Alix Garin, douceur de la nouvelle vague de la BD belge
Que Bruxelles peut être belle à la fin du mois d’avril. À ce moment de l’année, les cerisiers japonais arborent leurs fleurs roses et donnent parfois l’impression de déambuler dans une peinture. À Anderlecht, Alix Garin profite des derniers rayons du soleil dans son jardin, auprès de ses deux poules et de son chat, Ficelle. La jeune artiste publiait, en janvier 2021, sa première bande-dessinée intitulée « Ne m’oublie pas » aux éditions du Lombard. Portrait, à coeur ouvert, d’une illustratrice aux mains d’or.
« Mes premiers souvenirs de BD, ça doit être le journal de Spirou. » Comme beaucoup d’enfants de son âge, la petite Alix Garin a probablement grandi au rythme du journal du célèbre groom, tournant chaque vendredi les pages de Jérôme K Jérôme Bloch, de Mélusine ou de Kid Paddle. Une petite vingtaine d’années plus tard, la jeune liégeoise publie son premier ouvrage après avoir obtenu son diplôme de bande-dessinée à Saint-Luc, dans sa ville natale. « J’ai appris la BD avant d’apprendre à écrire. J’avais cinq ou six quand une amie de ma mère a remarqué que je savais dessiner et m’a proposé de raconter une histoire. Ça a été le déclic. Aujourd’hui, je suis amie avec elle. » Depuis, Alix n’a plus lâché les crayons. À tel point que « Ne m’oublie pas » récolte les louanges par tout qui le lit.

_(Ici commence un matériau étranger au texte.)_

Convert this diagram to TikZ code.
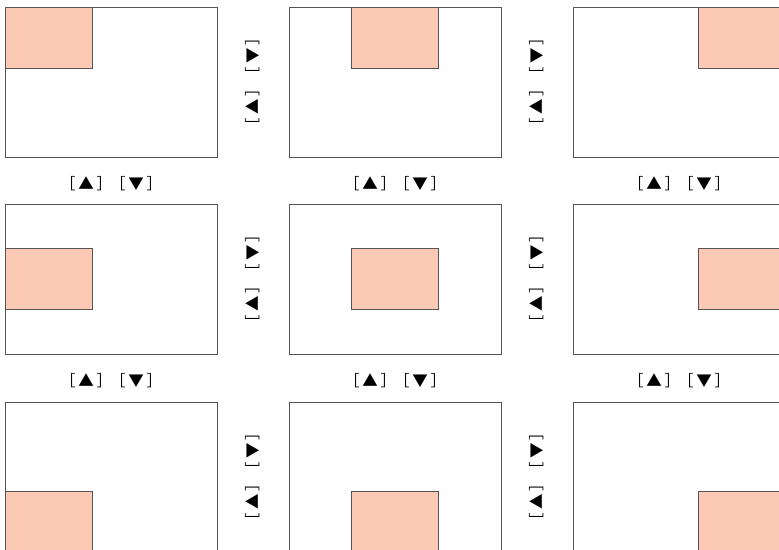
\documentclass[tikz,border=0pt]{standalone}
\usepackage{fontspec}
\newfontfamily\jpfont{Noto Sans CJK JP}
\usepackage{tikz}
\usetikzlibrary{calc}
\definecolor{salmon}{RGB}{251,201,180}
\definecolor{frame}{RGB}{85,85,85}
\newcommand{\keyup}{［\kern2pt▲\kern2pt］}
\newcommand{\keydown}{［\kern2pt▼\kern2pt］}

\begin{document}
\begin{tikzpicture}[x=0.025cm, y=-0.025cm,
    panel/.style={draw=frame, line width=0.7pt, fill=white, minimum width=5.3cm, minimum height=3.75cm, inner sep=0pt, outer sep=0pt},
    win/.style={draw=frame, line width=0.6pt, fill=salmon, minimum width=2.175cm, minimum height=1.525cm, inner sep=0pt, outer sep=0pt},
    key/.style={font=\jpfont\fontsize{11}{11}\selectfont, inner sep=0pt},
    vkey/.style={key, rotate=90}]
    \clip (0,0) rectangle (779,549);

    % Screens
    \node[panel, anchor=north west] (p11) at (5,7) {};
    \node[panel, anchor=north west] (p12) at (289,7) {};
    \node[panel, anchor=north west] (p13) at (573,7) {};
    \node[panel, anchor=north west] (p21) at (5,204) {};
    \node[panel, anchor=north west] (p22) at (289,204) {};
    \node[panel, anchor=north west] (p23) at (573,204) {};
    \node[panel, anchor=north west] (p31) at (5,402) {};
    \node[panel, anchor=north west] (p32) at (289,402) {};
    \node[panel, anchor=north west] (p33) at (573,402) {};

    % Window positions
    \node[win, anchor=north west] (w11) at (p11.north west) {};
    \node[win, anchor=north] (w12) at (p12.north) {};
    \node[win, anchor=north east] (w13) at (p13.north east) {};
    \node[win, anchor=west] (w21) at (p21.west) {};
    \node[win] (w22) at (p22.center) {};
    \node[win, anchor=east] (w23) at (p23.east) {};
    \node[win, anchor=south west] (w31) at (p31.south west) {};
    \node[win, anchor=south] (w32) at (p32.south) {};
    \node[win, anchor=south east] (w33) at (p33.south east) {};

    % Left / right keys (set sideways)
    \node[vkey] (r11) at ($(p11.east)!0.5!(p12.west)+(0,-26)$) {\keydown};
    \node[vkey] (l11) at ($(p11.east)!0.5!(p12.west)+(0,25)$) {\keyup};
    \node[vkey] (r12) at ($(p12.east)!0.5!(p13.west)+(0,-26)$) {\keydown};
    \node[vkey] (l12) at ($(p12.east)!0.5!(p13.west)+(0,25)$) {\keyup};
    \node[vkey] (r21) at ($(p21.east)!0.5!(p22.west)+(0,-26)$) {\keydown};
    \node[vkey] (l21) at ($(p21.east)!0.5!(p22.west)+(0,25)$) {\keyup};
    \node[vkey] (r22) at ($(p22.east)!0.5!(p23.west)+(0,-26)$) {\keydown};
    \node[vkey] (l22) at ($(p22.east)!0.5!(p23.west)+(0,25)$) {\keyup};
    \node[vkey] (r31) at ($(p31.east)!0.5!(p32.west)+(0,-26)$) {\keydown};
    \node[vkey] (l31) at ($(p31.east)!0.5!(p32.west)+(0,25)$) {\keyup};
    \node[vkey] (r32) at ($(p32.east)!0.5!(p33.west)+(0,-26)$) {\keydown};
    \node[vkey] (l32) at ($(p32.east)!0.5!(p33.west)+(0,25)$) {\keyup};

    % Up / down keys
    \node[key] (u11) at ($(p11.south)+(-25,27)$) {\keyup};
    \node[key] (d11) at ($(p11.south)+(25,27)$) {\keydown};
    \node[key] (u12) at ($(p12.south)+(-25,27)$) {\keyup};
    \node[key] (d12) at ($(p12.south)+(25,27)$) {\keydown};
    \node[key] (u13) at ($(p13.south)+(-25,27)$) {\keyup};
    \node[key] (d13) at ($(p13.south)+(25,27)$) {\keydown};
    \node[key] (u21) at ($(p21.south)+(-25,27)$) {\keyup};
    \node[key] (d21) at ($(p21.south)+(25,27)$) {\keydown};
    \node[key] (u22) at ($(p22.south)+(-25,27)$) {\keyup};
    \node[key] (d22) at ($(p22.south)+(25,27)$) {\keydown};
    \node[key] (u23) at ($(p23.south)+(-25,27)$) {\keyup};
    \node[key] (d23) at ($(p23.south)+(25,27)$) {\keydown};
\end{tikzpicture}
\end{document}
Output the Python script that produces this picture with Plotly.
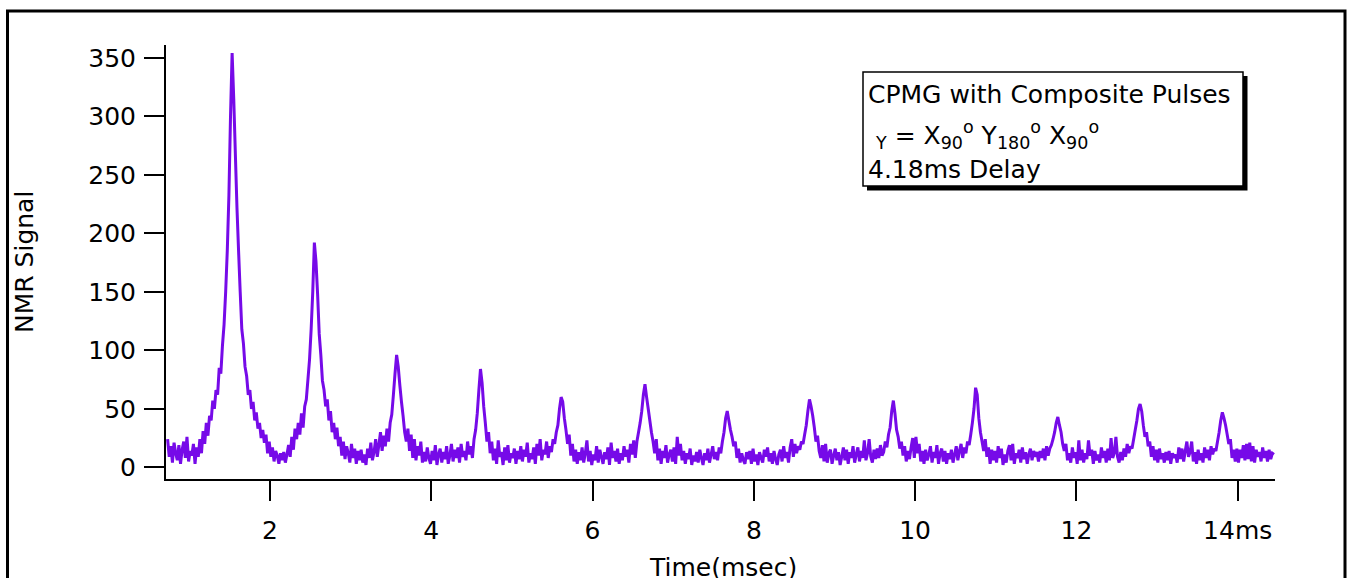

Un tel succès n’a évidemment pas laissé la jeune artiste de marbre. « J’ai peur que mon deuxième album déçoive. » Évidemment, l’industrie de la bande-dessinée et son rythme de publication s’accélérant au cours des dernières années. Au-delà des attentes, se lancer dans une carrière d’illustratrice à la sortie des études demeure du saut dans le vide. « C’est terrifiant de rentrer dans le monde professionnel. On ne m’avait jamais parlé ni préparé à ça pendant mes études. Je trouvais ça super difficile d’avoir 21 ans et de faire le métro-boulot-dodo qu’on nous a toujours mal vendu. C’est un sujet dont on ne nous parle pas assez. Il faut faire le deuil d’une certaine légèreté. »
À cet égard, Alix Garin a un message à faire passer à sa génération en quête d’un chemin artistique. « Si c’est vraiment une flamme qui brûle en vous, ça marchera ! Je crois aux vocations. Il faut savoir ce que l’on veut et viser haut. Instinctivement, si l’on sait où l’on va, on prend les bonnes décisions. » Une génération dont elle estime que le monde de la BD aura besoin : « Il manque un nouveau souffle au monde de la bande-dessinée en Belgique. La nouvelle génération doit arriver. La BD cartonne en librairie, en tant qu’art également, et ce serait bien qu’on ait de nouveaux regards, de nouveaux sujets, de considérer la BD purement en tant qu’art et pas en tant que produits dérivés. »
Alix Garin est une artiste qui aime prendre le temps « parce que la création d’une BD, c’est une course de fond ». Pour ça, elle a travaillé plusieurs mois, les soirs et les week-ends après son emploi à temps plein. « J’aime bien scinder chaque étape. J’écris d’abord le scénario, et puis le storyboard – 200 planches d’un coup, ensuite je fais tout l’encrage et je termine par la couleur. »
Et puis, du fait de sa jeunesse, Alix Garin voit aussi le monde de la BD d’un œil critique, porté vers l’avenir. « Je pense que la BD est reconnue à sa juste valeur aujourd’hui et a gagné ses lettres de noblesse. Mais je pense aussi qu’il faut moins publier. Il y a plus de 5.000 titres qui sortent par an, c’est beaucoup trop. Personne ne peut lire ça. C’est le business-plan de la BD qui doit changer. » Une pensée qu’elle résume en trois mots : « Décroissance, décroissance, décroissance. »
L’avenir du neuvième art semble aussi radieux que l’été qui vient, sur le plat pays. Alix Garin n’a surement pas l’égo assez grand que pour s’estimer comme un symbole de cette nouvelle génération d’artistes belges. Et c’est peut-être tant mieux, car cette génération n’aura pas besoin de symbole, tant elle s’annonce désireuse de changer la donne.